● **Stated goal**:
Return the lines below that carry the word "matplotlib".
---- Dataset excerpts
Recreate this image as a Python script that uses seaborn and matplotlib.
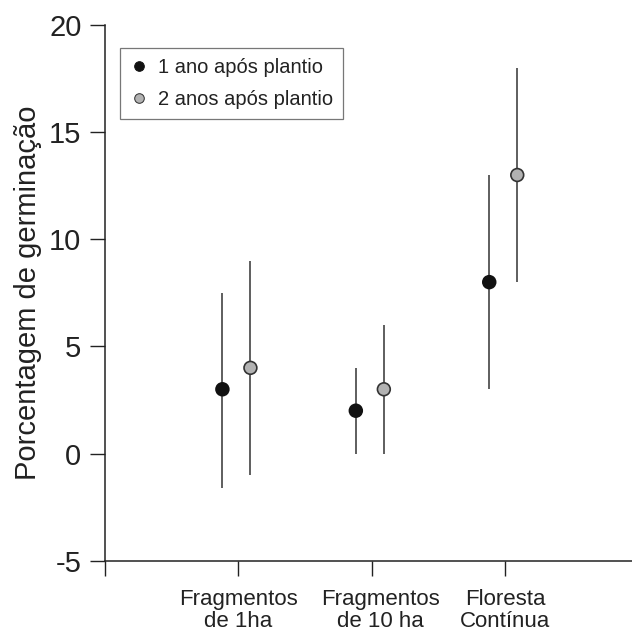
import numpy as np
import pandas as pd
import matplotlib
matplotlib.use("Agg")
import matplotlib.pyplot as plt
import matplotlib.transforms as mtransforms
import seaborn as sns

categories = ["Fragmentos\nde 1ha", "Fragmentos\nde 10 ha", "Floresta\nContínua"]
series_names = ["1 ano após plantio", "2 anos após plantio"]
ano1_mean = [3, 2, 8]
ano1_low = [-1.6, 0, 3]
ano1_high = [7.5, 4, 13]
ano2_mean = [4, 3, 13]
ano2_low = [-1, 0, 8]
ano2_high = [9, 6, 18]
yticks = [-5, 0, 5, 10, 15, 20]

sns.set_theme(style="ticks")
plt.rcParams['font.family'] = ['Liberation Sans', 'DejaVu Sans']
txt = "#222222"

offsets = [-0.12, 0.09]
colors = ["#111111", "#b2b2b2"]
edges = ["#111111", "#333333"]

rows = []
for s, (m, lo, hi) in enumerate([(ano1_mean, ano1_low, ano1_high), (ano2_mean, ano2_low, ano2_high)]):
    for i, c in enumerate(categories):
        rows.append(dict(serie=series_names[s], pos=i + 1 + offsets[s], val=m[i], lo=lo[i], hi=hi[i]))
df = pd.DataFrame(rows)

fig = plt.figure(figsize=(6.32, 6.33), dpi=100)
ax = fig.add_axes([105/632, 1 - 560.7/633, 1 - 105/632, (560.7 - 25)/633])

for s, name in enumerate(series_names):
    d = df[df.serie == name]
    ax.vlines(d.pos, d.lo, d.hi, color="#333333", linewidth=1.1, zorder=2)

sns.scatterplot(data=df, x="pos", y="val", hue="serie", palette=dict(zip(series_names, colors)),
                s=85, ax=ax, zorder=3, legend=True)
pc = ax.collections[-1]
pc.set_edgecolor([edges[0] if r == series_names[0] else edges[1] for r in df.serie])
pc.set_linewidth(1.2)

ax.set_xlim(0, 3.95)
ax.set_ylim(-5, 20)
ax.set_yticks(yticks)
ax.set_yticklabels([str(t) for t in yticks], fontsize=21, color=txt)
ax.set_xticks([0, 1, 2, 3])
ax.set_xticklabels([""] + categories, fontsize=16, linespacing=1.05, color=txt)
ax.set_xlabel("")
ax.set_ylabel("Porcentagem de germinação", fontsize=21, labelpad=5, color=txt)
ax.tick_params(axis="y", length=11, width=1.0, color="#222222", pad=6)
ax.tick_params(axis="x", length=10.5, width=1.0, color="#222222", pad=10)
sns.despine(ax=ax)
for sp in ["left", "bottom"]:
    ax.spines[sp].set_linewidth(1.1)
    ax.spines[sp].set_color("#222222")

# small horizontal nudge of the middle category label, as in the reference
lab = ax.get_xticklabels()[2]
lab.set_transform(lab.get_transform() + mtransforms.ScaledTranslation(9/100, 0, fig.dpi_scale_trans))

handles, labels = ax.get_legend_handles_labels()
for h, e in zip(handles, edges):
    try:
        h.set_markeredgecolor(e)
    except Exception:
        h.set_edgecolor(e)
leg = ax.legend(handles, labels, loc="upper left", bbox_to_anchor=(0.028, 0.957), borderaxespad=0,
                fontsize=14.5, frameon=True, fancybox=False, edgecolor="#555555",
                handletextpad=0.5, borderpad=0.5, labelspacing=0.65, markerscale=0.75,
                handlelength=0.9)
for t in leg.get_texts():
    t.set_color(txt)
leg.get_frame().set_linewidth(0.9)

fig.savefig("out.png", dpi=100)
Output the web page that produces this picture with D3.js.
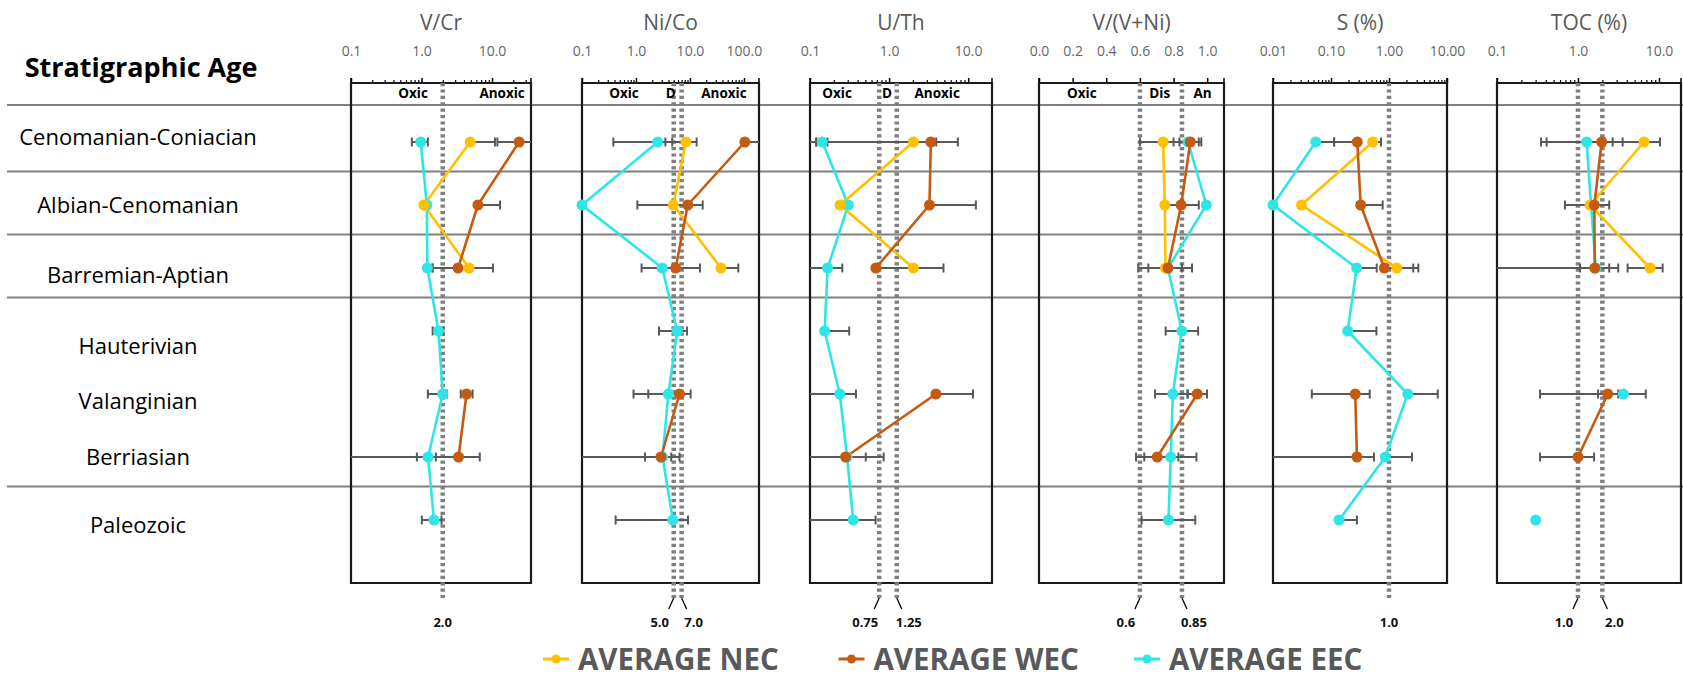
<!DOCTYPE html>
<html><head><meta charset="utf-8">
<script src="https://cdn.jsdelivr.net/npm/d3@7"></script>
<style>body{margin:0;background:#fff;} svg{display:block;font-family:"Open Sans","Liberation Sans",sans-serif;}</style>
</head><body>
<svg id="chart" width="1683" height="683"></svg>
<script>
// ---------------- DATA ----------------
const categories = ["Cenomanian-Coniacian","Albian-Cenomanian","Barremian-Aptian","Hauterivian","Valanginian","Berriasian","Paleozoic"];
const seriesNames = ["AVERAGE NEC","AVERAGE WEC","AVERAGE EEC"];
const groupEnds = ["Cenomanian-Coniacian","Albian-Cenomanian","Barremian-Aptian","Berriasian"];

// V/Cr
const vcrTicks = [0.1, 1, 10];
const vcrNEC = [4.9, 1.08, 4.72, null, null, null, null];
const vcrWEC = [24.2, 6.3, 3.3, null, 4.35, 3.35, null];
const vcrEEC = [0.975, 1.19, 1.21, 1.74, 2.0, 1.24, 1.5];
const vcrNECerr = [[null, 11.0], null, [null, 10.3], null, null, null, null];
const vcrWECerr = [[11.9, 999], [null, 13.0], [1.43, null], null, [3.6, 5.3], [0, 6.7], null];
const vcrEECerr = [[0.73, 1.23], null, [null, 1.43], [1.44, 2.04], [1.23, 2.27], [0.86, 1.6], [1.01, 1.92]];
const vcrThresholds = [2.0];
const vcrThrLabels = ["2.0"];
const vcrZones = ["Oxic", "Anoxic"];
const vcrZoneAt = [0.76, 13.9];

// Ni/Co
const nicoTicks = [0.1, 1, 10, 100];
const nicoNEC = [8.4, 4.9, 37.5, null, null, null, null];
const nicoWEC = [104, 9.1, 5.43, null, 6.4, 2.9, null];
const nicoEEC = [2.52, 0.1, 3.07, 5.8, 3.98, 3.1, 4.82];
const nicoNECerr = [[3.5, 13.3], null, [null, 78.5], null, null, null, null];
const nicoWECerr = [[null, 9999], [1.06, 17.2], [null, 15.3], null, [0.9, 10.3], [0, 6.4], null];
const nicoEECerr = [[0.38, 4.7], null, [1.27, 4.9], [2.67, 8.8], [1.69, 6.3], [1.47, 4.5], [0.42, 9.2]];
const nicoThresholds = [5.0, 7.0];
const nicoThrLabels = ["5.0", "7.0"];
const nicoZones = ["Oxic", "D", "Anoxic"];
const nicoZoneAt = [0.6, 4.4, 42.6];

// U/Th
const uthTicks = [0.1, 1, 10];
const uthNEC = [2.03, 0.24, 2.03, null, null, null, null];
const uthWEC = [3.37, 3.24, 0.68, null, 3.91, 0.282, null];
const uthEEC = [0.143, 0.305, 0.167, 0.153, 0.238, 0.294, 0.352];
const uthNECerr = [[0.12, 3.94], null, [0.7, 4.87], null, null, null, null];
const uthWECerr = [[0, 7.4], [null, 12.5], null, null, [null, 11.5], [0, 0.855], null];
const uthEECerr = [[0.12, 0.166], null, [0, 0.256], [null, 0.313], [0, 0.381], [0, 0.507], [0, 0.675]];
const uthThresholds = [0.75, 1.25];
const uthThrLabels = ["0.75", "1.25"];
const uthZones = ["Oxic", "D", "Anoxic"];
const uthZoneAt = [0.22, 0.94, 4.06];

// V/(V+Ni)
const vvniTicks = [0.0, 0.2, 0.4, 0.6, 0.8, 1.0];
const vvniNEC = [0.738, 0.748, 0.752, null, null, null, null];
const vvniWEC = [0.90, 0.845, 0.767, null, 0.941, 0.703, null];
const vvniEEC = [0.886, 0.995, 0.767, 0.849, 0.796, 0.783, 0.77];
const vvniNECerr = [[0.60, 0.876], null, [0.59, 0.91], null, null, null, null];
const vvniWECerr = [[0.835, 0.965], [0.75, 0.95], [0.65, 0.85], null, [0.883, 0.999], [0.577, 0.829], null];
const vvniEECerr = [[0.80, 0.95], null, null, [0.753, 0.946], [0.69, 0.884], [0.626, 0.936], [0.61, 0.929]];
const vvniThresholds = [0.6, 0.85];
const vvniThrLabels = ["0.6", "0.85"];
const vvniZones = ["Oxic", "Dis", "An"];
const vvniZoneAt = [0.255, 0.718, 0.973];

// S (%)
const sTicks = [0.01, 0.1, 1, 10];
const sNEC = [0.523, 0.031, 1.36, null, null, null, null];
const sWEC = [0.284, 0.325, 0.83, null, 0.262, 0.28, null];
const sEEC = [0.0545, 0.01, 0.277, 0.194, 2.1, 0.863, 0.138];
const sNECerr = [[null, 0.728], null, [null, 3.2], null, null, null, null];
const sWECerr = [[0.113, null], [null, 0.778], [null, 2.62], null, [0.0467, 0.465], [0, 0.55], null];
const sEECerr = [[null, 0.113], null, [null, 0.614], [null, 0.607], [null, 6.93], [null, 2.49], [null, 0.28]];
const sThresholds = [1.0];
const sThrLabels = ["1.0"];

// TOC (%)
const tocTicks = [0.1, 1, 10];
const tocNEC = [6.53, 1.41, 7.74, null, null, null, null];
const tocWEC = [1.96, 1.59, 1.61, null, 2.33, 1.0, null];
const tocEEC = [1.28, 1.45, 1.66, null, 3.63, null, 0.30];
const tocNECerr = [[2.68, 10.3], null, [4.1, 11.1], null, null, null, null];
const tocWECerr = [[0.35, 3.56], [0.69, 2.43], [0, 3.14], null, [0.34, 3.14], [0.34, 1.58], null];
const tocEECerr = [[0.41, 2.15], null, [1.06, 2.43], null, [1.77, 6.87], null, null];
const tocThresholds = [1.0, 2.0];
const tocThrLabels = ["1.0", "2.0"];

// ---------------- LAYOUT ----------------
const panels = [
  {title:"V/Cr", type:"log", domain:[0.1, 35.7], px:[351,531], ticks:vcrTicks, fmt:".1f",
   series:[vcrNEC,vcrWEC,vcrEEC], errs:[vcrNECerr,vcrWECerr,vcrEECerr], thr:vcrThresholds, thrL:vcrThrLabels, zones:vcrZones, zoneAt:vcrZoneAt},
  {title:"Ni/Co", type:"log", domain:[0.1, 190], px:[582,759], ticks:nicoTicks, fmt:".1f",
   series:[nicoNEC,nicoWEC,nicoEEC], errs:[nicoNECerr,nicoWECerr,nicoEECerr], thr:nicoThresholds, thrL:nicoThrLabels, zones:nicoZones, zoneAt:nicoZoneAt},
  {title:"U/Th", type:"log", domain:[0.1, 20], px:[810,992], ticks:uthTicks, fmt:".1f",
   series:[uthNEC,uthWEC,uthEEC], errs:[uthNECerr,uthWECerr,uthEECerr], thr:uthThresholds, thrL:uthThrLabels, zones:uthZones, zoneAt:uthZoneAt},
  {title:"V/(V+Ni)", type:"linear", domain:[0, 1.1], px:[1039,1224], ticks:vvniTicks, fmt:".1f",
   series:[vvniNEC,vvniWEC,vvniEEC], errs:[vvniNECerr,vvniWECerr,vvniEECerr], thr:vvniThresholds, thrL:vvniThrLabels, zones:vvniZones, zoneAt:vvniZoneAt},
  {title:"S (%)", type:"log", domain:[0.01, 10], px:[1273,1447], ticks:sTicks, fmt:".2f",
   series:[sNEC,sWEC,sEEC], errs:[sNECerr,sWECerr,sEECerr], thr:sThresholds, thrL:sThrLabels, zones:[], zoneAt:[]},
  {title:"TOC (%)", type:"log", domain:[0.1, 18.7], px:[1497,1681], ticks:tocTicks, fmt:".1f",
   series:[tocNEC,tocWEC,tocEEC], errs:[tocNECerr,tocWECerr,tocEECerr], thr:tocThresholds, thrL:tocThrLabels, zones:[], zoneAt:[]}
];

const colors = ["#FFC000", "#C55A11", "#2EE6E6"];
const rowLabelDy = [-4, 1, 8, 16, 8, 1, 6];
const drawOrder = [2, 0, 1];

const svg = d3.select("#chart");
const yTop = 83, yBot = 583;
const y = d3.scalePoint().domain(categories).range([142, 520]);
const grey = "#595959";

// header
svg.append("text").attr("x", 141).attr("y", 77).attr("text-anchor","middle")
  .attr("font-size", 27).attr("font-weight", 700).attr("fill", "#000").text("Stratigraphic Age");

// row labels
svg.selectAll(".rowlab").data(categories).join("text")
  .attr("x", 138).attr("y", (d,i) => y(d) + rowLabelDy[i] + 7)
  .attr("text-anchor","middle").attr("font-size", 22).attr("fill", "#000").text(d => d);

// separators
const step = y.step();
const sepYs = [105].concat(groupEnds.map(c => y(c) + step/2 - 2));
svg.selectAll(".sep").data(sepYs).join("line")
  .attr("x1", 7).attr("x2", 1683).attr("y1", d => d).attr("y2", d => d)
  .attr("stroke", "#808080").attr("stroke-width", 2);

const defs = svg.append("defs");

panels.forEach((p, pi) => {
  const x = (p.type === "log" ? d3.scaleLog() : d3.scaleLinear()).domain(p.domain).range(p.px);
  const [r0, r1] = p.px;
  const [d0, d1] = p.domain;
  const g = svg.append("g");
  const cx = (r0 + r1) / 2;

  defs.append("clipPath").attr("id", "clip" + pi).append("rect")
    .attr("x", r0).attr("y", yTop).attr("width", r1 - r0).attr("height", yBot - yTop);

  // title
  g.append("text").attr("x", cx).attr("y", 30).attr("text-anchor","middle")
    .attr("font-size", 21).attr("fill", grey).text(p.title);

  // tick marks
  let majors = p.ticks.slice(), minors = [];
  if (p.type === "log") {
    const e0 = Math.floor(Math.log10(d0)), e1 = Math.ceil(Math.log10(d1));
    for (let e = e0; e <= e1; e++) for (let k = 2; k <= 9; k++) {
      const v = k * Math.pow(10, e);
      if (v > d0 * 1.0001 && v < d1 * 0.9999) minors.push(v);
    }
  }
  const axMaj = d3.axisTop(x).tickValues(majors).tickSize(5).tickPadding(22).tickFormat(d3.format(p.fmt));
  const axg = g.append("g").attr("transform", `translate(0,${yTop})`).call(axMaj);
  axg.select(".domain").remove();
  axg.selectAll("line").attr("stroke", "#000").attr("stroke-width", 1.5);
  axg.selectAll("text").attr("font-size", 14).attr("fill", "#666").attr("font-family", "Open Sans, sans-serif");
  const axMin = d3.axisTop(x).tickValues(minors).tickSize(3).tickFormat("");
  const axm = g.append("g").attr("transform", `translate(0,${yTop})`).call(axMin);
  axm.select(".domain").remove();
  axm.selectAll("line").attr("stroke", "#000").attr("stroke-width", 1.2);
  // end ticks
  g.selectAll(".endt").data([r0, r1]).join("line")
    .attr("x1", d => d).attr("x2", d => d).attr("y1", yTop - 5).attr("y2", yTop)
    .attr("stroke", "#000").attr("stroke-width", 1.5);

  // box
  g.append("path").attr("d", `M${r0},${yTop}H${r1}V${yBot}H${r0}Z`)
    .attr("fill", "none").attr("stroke", "#1a1a1a").attr("stroke-width", 2.2);

  // thresholds
  const nThr = p.thr.length;
  p.thr.forEach((t, ti) => {
    const xt = x(t);
    g.append("line").attr("x1", xt).attr("x2", xt).attr("y1", yTop).attr("y2", 598)
      .attr("stroke", "#7f7f7f").attr("stroke-width", 4.5).attr("stroke-dasharray", "3.2,3.2");
    let lx = xt;
    if (nThr === 2) {
      const dir = ti === 0 ? -1 : 1;
      g.append("line").attr("x1", xt).attr("x2", xt + dir * 5).attr("y1", 598).attr("y2", 609)
        .attr("stroke", "#000").attr("stroke-width", 1.3);
      lx = xt + (ti === 0 ? -14 : 12);
    }
    g.append("text").attr("x", lx).attr("y", 627).attr("text-anchor","middle")
      .attr("font-size", 13).attr("font-weight", 700).attr("fill", "#111").text(p.thrL[ti]);
  });

  // zone labels
  p.zones.forEach((z, zi) => {
    g.append("text").attr("x", x(p.zoneAt[zi])).attr("y", 98).attr("text-anchor","middle")
      .attr("font-size", 13.5).attr("font-weight", 700).attr("fill", "#000").text(z);
  });

  // error bars
  const eg = g.append("g").attr("clip-path", `url(#clip${pi})`);
  drawOrder.forEach(si => {
    const vals = p.series[si], errs = p.errs[si];
    categories.forEach((c, i) => {
      const e = errs[i], v = vals[i];
      if (!e || v == null) return;
      const yy = y(c);
      let xa = x(v), xb = x(v), capA = false, capB = false;
      if (e[0] != null) { if (e[0] <= d0) xa = r0; else { xa = x(e[0]); capA = true; } }
      if (e[1] != null) { if (e[1] >= d1) xb = r1; else { xb = x(e[1]); capB = true; } }
      eg.append("line").attr("x1", xa).attr("x2", xb).attr("y1", yy).attr("y2", yy)
        .attr("stroke", grey).attr("stroke-width", 2);
      [[capA, xa], [capB, xb]].forEach(([cp, xc]) => {
        if (cp) eg.append("line").attr("x1", xc).attr("x2", xc).attr("y1", yy - 4.5).attr("y2", yy + 4.5)
          .attr("stroke", grey).attr("stroke-width", 2);
      });
    });
  });

  // lines
  const lg = g.append("g").attr("clip-path", `url(#clip${pi})`);
  drawOrder.forEach(si => {
    const pts = categories.map((c, i) => ({c, v: p.series[si][i]}));
    const line = d3.line().defined(d => d.v != null).x(d => x(d.v)).y(d => y(d.c));
    lg.append("path").datum(pts).attr("d", line).attr("fill", "none")
      .attr("stroke", colors[si]).attr("stroke-width", 2.6).attr("stroke-linejoin", "round");
  });
  // dots
  drawOrder.forEach(si => {
    const pts = categories.map((c, i) => ({c, v: p.series[si][i]})).filter(d => d.v != null);
    g.selectAll(null).data(pts).join("circle")
      .attr("cx", d => x(d.v)).attr("cy", d => y(d.c)).attr("r", 5.5).attr("fill", colors[si]);
  });
});

// legend
const legY = 659;
const lx = d3.scalePoint().domain(seriesNames).range([556, 1147]);
const leg = svg.append("g");
seriesNames.forEach((s, i) => {
  const mx = lx(s);
  leg.append("line").attr("x1", mx - 13).attr("x2", mx + 13).attr("y1", legY).attr("y2", legY)
    .attr("stroke", colors[i]).attr("stroke-width", 3);
  leg.append("circle").attr("cx", mx).attr("cy", legY).attr("r", 4.5).attr("fill", colors[i]);
  leg.append("text").attr("x", mx + 22).attr("y", legY).attr("dy", "0.36em")
    .attr("font-size", 29.5).attr("font-weight", 700)
    .attr("fill", grey).text(s);
});
</script>
</body></html>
--------
● **Answer to this task**:
Recreate this image as a Python script that uses seaborn and matplotlib.
import matplotlib
matplotlib.use("Agg")
import matplotlib.pyplot as plt
import matplotlib.transforms as mtransforms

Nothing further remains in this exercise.